Ok, let's not call it a purgatory, call it limbo, waiting room, lobby... I thought of it as a purgatory because it reminded me of La Divina Commedia or Dante's Inferno, where the character travels through hell, purgatory and heaven, based on Ricardo's thoughts.
 
Besides, the producers simply said the island wasn't purgatory, not that the show wouldn't eventually deal with the afterlife.
 
After taking some time to reflect on the finale I have to say I'm a bit disappointed. The whole they're dead and all the mysteries were created in there own construct world is quite the cop out.

On another note, I guess Richard was right when he said that the island was hell.
 
After taking some time to reflect on the finale I have to say I'm a bit disappointed. The whole they're dead and all the mysteries were created in there own construct world is quite the cop out.

On another note, I guess Richard was right when he said that the island was hell.

The island was a real place though and they didn't die when they got there. Everything save for the "flash sideways" stuff was real.
 
Besides, the producers simply said the island wasn't purgatory, not that the show wouldn't eventually deal with the afterlife.

Exactly. And I for one never took anything they said seriously anyway. They said a lot of things over the run of the series about what the show was, and they were constantly misquoted by fans too.

I have no desire to go back and try and find flaws in what the producers said. I just wanted the show to make sense and have a solid internal logic that worked in the end in some fashion.

It was an emotional finale.

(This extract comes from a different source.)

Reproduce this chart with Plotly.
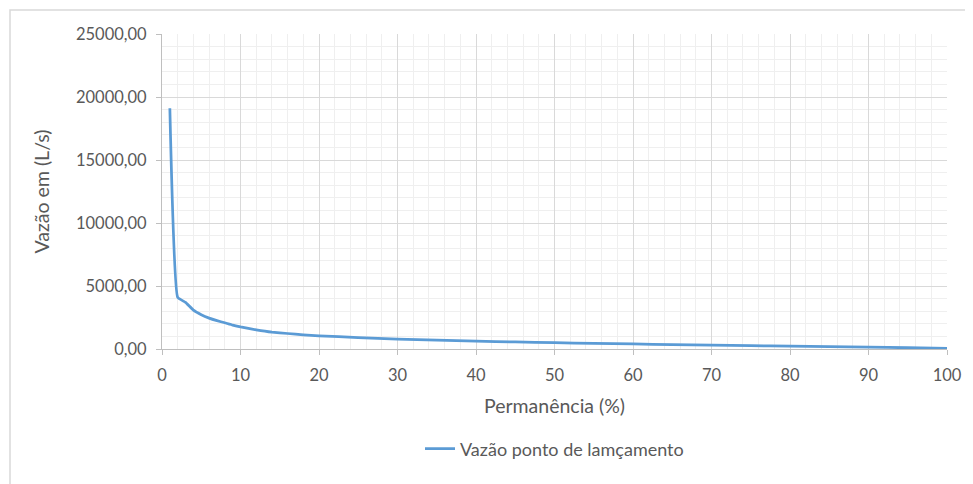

I don't mean that it effected me emotionally, I mean the finale of the story was purely about emotion, caring, sharing your life, love, and the events of your life with other people, other souls. That you need other people.

That's why the finale worked for me, because they took the characters somewhere interesting and emotional.
 
After taking some time to reflect on the finale I have to say I'm a bit disappointed. The whole they're dead and all the mysteries were created in there own construct world is quite the cop out.

On another note, I guess Richard was right when he said that the island was hell.

Again, the island stuff (mysteries and all) is not part of the afterlife construct. ONLY the flash sideways is. The rest "really happened."
 
Yeah, I don't understand the posters who think that the finale told them the entire timeline on the Island did not happen in 'reality'. What about the finale makes you think this? It was clearly told to the viewers, what happened really happened. (And frankly, they didn't even need to say that!)
 
I'll say this. The most genius thing the producers did in season six by far is in the first episode, when Sawyer has Juliet dying in his arms and she says "it worked".

Those two words COMPLETELY threw every viewer off the real trail of what was happening for the entire season.

Those two words made everyone think "they did it! They created an alternate reality".

when in actuality, she was just talking about him unplugging a vending machine.

That is GENIUS. and brilliant storytelling.
 
I think the final shot of the empty wreckage is really throwing a lot of people. It certainly made me do a double take and say "hey, wait a sec . . ."

But I think that yes, the island was real and that Jack died laying in the bamboo forest after Lapidus really did get everyone left alive off the island. Jack died smiling with Vincent at his side.

I missed Frank in the church by the way. I would liked to have seen him there too.

I'm guessing that Hurley and Ben probably hung out with Bernard, Rose, and Vincent all the time after Jack passed on and smokey was vanquished. They probably had some good times.

:)
 
If the "waiting room" was a place for all the Losties to reunite once they all passed away, why was Penny there? She didn't spend one day on the island.

Did she? I can't remember since this has all been going on for so long.

I get the whole "non-linear" thing, but the ending still left me a bit "meh".